YOUR INSTRUCTIONS:
Output the material word for word. Leave each picture out.
━━━ DATASET EXTRACT ━━━
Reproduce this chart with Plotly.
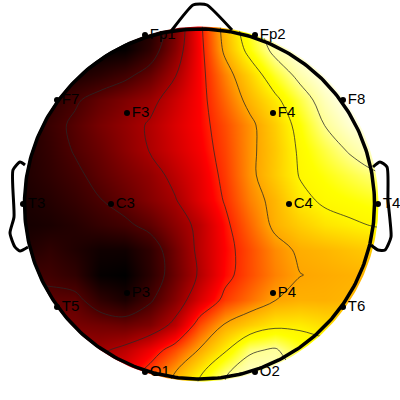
import numpy as np
import plotly.graph_objects as go

# Electrode positions (head coordinates, y downward)
channels = ["Fp1","Fp2","F7","F3","F4","F8","T3","C3","C4","T4","T5","P3","P4","T6","O1","O2"]
chan_x = [145,255,57,127,273,343,23,111,289,378,57,127,273,343,145,255]
chan_y = [35,35,100,113,113,100,204,204,204,204,307,293,293,307,372,372]

grid_x = list(range(0,401,25))
grid_y = list(range(0,401,25))
# Scalp values (rows: grid_y, cols: grid_x)
r000 = [0,0,0,0,0,1,5,20,41,62,80,93,98,100,100,100,100]
r025 = [0,0,0,0,0,1,5,20,41,61,80,93,98,100,100,100,100]
r050 = [2,2,1,0,0,1,9,23,40,59,75,89,97,100,100,100,100]
r075 = [4,4,4,5,8,12,18,28,40,53,65,78,89,97,100,100,100]
r100 = [6,6,8,13,18,22,26,33,40,50,60,69,80,91,99,100,100]
r125 = [5,5,11,16,21,25,29.5,35,40,47,55,64,75,86,94,98,100]
r150 = [6,6,10,15,19,24,29,34,39,46,55,63,73,80,87,94,96]
r175 = [6,6,9,12.5,17,21,25,31,37,45,55,63.5,72,76,80,84,86]
r200 = [5,5,7,10,14,18,23,28,36,43.5,53,60,69,73,75,77,78]
r225 = [4,4,5,7,10,12.5,17,24,31,41,50,59,64,68,70,72,73]
r250 = [6,6,9,6,3,3,9,20,31,40,47,54,58.5,60,62,64,65]
r275 = [12,12,12,9,1,0,8,19,30,40.5,47,53,57,58,59,60,60]
r300 = [18,18,17,17,9,5,13,23,35,45,51,57,59,59,60,60,60]
r325 = [22,22,22,21,20,19,22,31,47,58,64,69,69.5,67,66,66,66]
r350 = [28,28,28,27,27,31,38,47,58,70,84,87,78,76,76,76,76]
r375 = [34,34,34,34,34,38,47,58,71,85,93,92,84,80,78,78,78]
r400 = [38,38,38,38,38,42,50,62,75,88,96,95,88,82,80,80,80]
scalp = [r000,r025,r050,r075,r100,r125,r150,r175,r200,r225,r250,r275,r300,r325,r350,r375,r400]

contour_start = 100/7
contour_step = 100/7
contour_end = 600/7

nose_x = [172,193,200,207,232]
nose_y = [30,5,4,5,30]
ear_l_x = [25,20,13,14,10,15,20,28]
ear_l_y = [165,162,170,217,233,247,251,247]
ear_r_x = [373,380,387,388,390,391,385,378,371]
ear_r_y = [167,162,167,200,220,237,250,250,245]

head_cx, head_cy, head_r = 199.5, 204, 175
mask_cx, mask_cy, mask_r = 201, 204, 177.5

t = np.linspace(0, 2*np.pi, 361)
ox = head_cx + head_r*np.cos(t)
oy = head_cy + head_r*np.sin(t)
# white mask: page rectangle with a round hole (hole wound the opposite way)
mx = [-10,410,410,-10,-10, mask_cx+mask_r] + list(mask_cx + mask_r*np.cos(-t)) + [-10]
my = [-10,-10,410,410,mask_cy, mask_cy] + list(mask_cy + mask_r*np.sin(-t)) + [mask_cy]

hot = [[0,"#000000"],[0.143,"rgb(75,0,0)"],[0.286,"rgb(170,0,0)"],[0.40,"rgb(255,0,0)"],
       [0.43,"rgb(255,40,0)"],[0.57,"rgb(255,165,0)"],[0.71,"rgb(255,245,0)"],[0.75,"rgb(255,255,0)"],
       [0.86,"rgb(255,255,150)"],[1,"#ffffff"]]

fig = go.Figure()
fig.add_trace(go.Heatmap(x=grid_x, y=grid_y, z=scalp, zmin=0, zmax=100, zsmooth="best",
                         colorscale=hot, showscale=False, hoverinfo="skip"))
fig.add_trace(go.Contour(x=grid_x, y=grid_y, z=scalp, showscale=False, hoverinfo="skip",
                         contours=dict(coloring="none", start=contour_start, end=contour_end, size=contour_step),
                         line=dict(color="rgba(40,40,40,0.85)", width=0.9, smoothing=1)))
fig.add_trace(go.Scatter(x=mx, y=my, mode="lines", fill="toself", fillcolor="white",
                         line=dict(width=0), hoverinfo="skip"))
line = dict(color="black", width=3.5)
fig.add_trace(go.Scatter(x=list(ox), y=list(oy), mode="lines", line=line, hoverinfo="skip"))
fig.add_trace(go.Scatter(x=nose_x, y=nose_y, mode="lines", line=dict(color="black", width=3, shape="spline", smoothing=0.6), hoverinfo="skip"))
fig.add_trace(go.Scatter(x=ear_l_x, y=ear_l_y, mode="lines", line=dict(color="black", width=3, shape="spline", smoothing=0.6), hoverinfo="skip"))
fig.add_trace(go.Scatter(x=ear_r_x, y=ear_r_y, mode="lines", line=dict(color="black", width=3, shape="spline", smoothing=0.6), hoverinfo="skip"))
fig.add_trace(go.Scatter(x=chan_x, y=chan_y, mode="markers+text", text=channels,
                         textposition="middle right",
                         textfont=dict(family="Liberation Sans, Arial, sans-serif", size=15, color="black"),
                         marker=dict(color="black", size=6), hoverinfo="skip"))
fig.update_layout(width=400, height=400, margin=dict(l=0,r=0,t=0,b=0), showlegend=False,
                  paper_bgcolor="white", plot_bgcolor="white",
                  xaxis=dict(range=[0,400], visible=False, fixedrange=True),
                  yaxis=dict(range=[400,0], visible=False, fixedrange=True))
fig.write_html("out.html", config=dict(displayModeBar=False),
               post_script="document.body.style.margin='0';document.body.style.overflow='hidden';")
━━━
COMPLETED EXERCISE:
Reproduce this chart with Plotly.
import numpy as np
import plotly.graph_objects as go

# Electrode positions (head coordinates, y downward)
channels = ["Fp1","Fp2","F7","F3","F4","F8","T3","C3","C4","T4","T5","P3","P4","T6","O1","O2"]
chan_x = [145,255,57,127,273,343,23,111,289,378,57,127,273,343,145,255]
chan_y = [35,35,100,113,113,100,204,204,204,204,307,293,293,307,372,372]

grid_x = list(range(0,401,25))
grid_y = list(range(0,401,25))
# Scalp values (rows: grid_y, cols: grid_x)
r000 = [0,0,0,0,0,1,5,20,41,62,80,93,98,100,100,100,100]
r025 = [0,0,0,0,0,1,5,20,41,61,80,93,98,100,100,100,100]
r050 = [2,2,1,0,0,1,9,23,40,59,75,89,97,100,100,100,100]
r075 = [4,4,4,5,8,12,18,28,40,53,65,78,89,97,100,100,100]
r100 = [6,6,8,13,18,22,26,33,40,50,60,69,80,91,99,100,100]
r125 = [5,5,11,16,21,25,29.5,35,40,47,55,64,75,86,94,98,100]
r150 = [6,6,10,15,19,24,29,34,39,46,55,63,73,80,87,94,96]
r175 = [6,6,9,12.5,17,21,25,31,37,45,55,63.5,72,76,80,84,86]
r200 = [5,5,7,10,14,18,23,28,36,43.5,53,60,69,73,75,77,78]
r225 = [4,4,5,7,10,12.5,17,24,31,41,50,59,64,68,70,72,73]
r250 = [6,6,9,6,3,3,9,20,31,40,47,54,58.5,60,62,64,65]
r275 = [12,12,12,9,1,0,8,19,30,40.5,47,53,57,58,59,60,60]
r300 = [18,18,17,17,9,5,13,23,35,45,51,57,59,59,60,60,60]
r325 = [22,22,22,21,20,19,22,31,47,58,64,69,69.5,67,66,66,66]
r350 = [28,28,28,27,27,31,38,47,58,70,84,87,78,76,76,76,76]
r375 = [34,34,34,34,34,38,47,58,71,85,93,92,84,80,78,78,78]
r400 = [38,38,38,38,38,42,50,62,75,88,96,95,88,82,80,80,80]
scalp = [r000,r025,r050,r075,r100,r125,r150,r175,r200,r225,r250,r275,r300,r325,r350,r375,r400]

contour_start = 100/7
contour_step = 100/7
contour_end = 600/7

nose_x = [172,193,200,207,232]
nose_y = [30,5,4,5,30]
ear_l_x = [25,20,13,14,10,15,20,28]
ear_l_y = [165,162,170,217,233,247,251,247]
ear_r_x = [373,380,387,388,390,391,385,378,371]
ear_r_y = [167,162,167,200,220,237,250,250,245]

head_cx, head_cy, head_r = 199.5, 204, 175
mask_cx, mask_cy, mask_r = 201, 204, 177.5

t = np.linspace(0, 2*np.pi, 361)
ox = head_cx + head_r*np.cos(t)
oy = head_cy + head_r*np.sin(t)
# white mask: page rectangle with a round hole (hole wound the opposite way)
mx = [-10,410,410,-10,-10, mask_cx+mask_r] + list(mask_cx + mask_r*np.cos(-t)) + [-10]
my = [-10,-10,410,410,mask_cy, mask_cy] + list(mask_cy + mask_r*np.sin(-t)) + [mask_cy]

hot = [[0,"#000000"],[0.143,"rgb(75,0,0)"],[0.286,"rgb(170,0,0)"],[0.40,"rgb(255,0,0)"],
       [0.43,"rgb(255,40,0)"],[0.57,"rgb(255,165,0)"],[0.71,"rgb(255,245,0)"],[0.75,"rgb(255,255,0)"],
       [0.86,"rgb(255,255,150)"],[1,"#ffffff"]]

fig = go.Figure()
fig.add_trace(go.Heatmap(x=grid_x, y=grid_y, z=scalp, zmin=0, zmax=100, zsmooth="best",
                         colorscale=hot, showscale=False, hoverinfo="skip"))
fig.add_trace(go.Contour(x=grid_x, y=grid_y, z=scalp, showscale=False, hoverinfo="skip",
                         contours=dict(coloring="none", start=contour_start, end=contour_end, size=contour_step),
                         line=dict(color="rgba(40,40,40,0.85)", width=0.9, smoothing=1)))
fig.add_trace(go.Scatter(x=mx, y=my, mode="lines", fill="toself", fillcolor="white",
                         line=dict(width=0), hoverinfo="skip"))
line = dict(color="black", width=3.5)
fig.add_trace(go.Scatter(x=list(ox), y=list(oy), mode="lines", line=line, hoverinfo="skip"))
fig.add_trace(go.Scatter(x=nose_x, y=nose_y, mode="lines", line=dict(color="black", width=3, shape="spline", smoothing=0.6), hoverinfo="skip"))
fig.add_trace(go.Scatter(x=ear_l_x, y=ear_l_y, mode="lines", line=dict(color="black", width=3, shape="spline", smoothing=0.6), hoverinfo="skip"))
fig.add_trace(go.Scatter(x=ear_r_x, y=ear_r_y, mode="lines", line=dict(color="black", width=3, shape="spline", smoothing=0.6), hoverinfo="skip"))
fig.add_trace(go.Scatter(x=chan_x, y=chan_y, mode="markers+text", text=channels,
                         textposition="middle right",
                         textfont=dict(family="Liberation Sans, Arial, sans-serif", size=15, color="black"),
                         marker=dict(color="black", size=6), hoverinfo="skip"))
fig.update_layout(width=400, height=400, margin=dict(l=0,r=0,t=0,b=0), showlegend=False,
                  paper_bgcolor="white", plot_bgcolor="white",
                  xaxis=dict(range=[0,400], visible=False, fixedrange=True),
                  yaxis=dict(range=[400,0], visible=False, fixedrange=True))
fig.write_html("out.html", config=dict(displayModeBar=False),
               post_script="document.body.style.margin='0';document.body.style.overflow='hidden';")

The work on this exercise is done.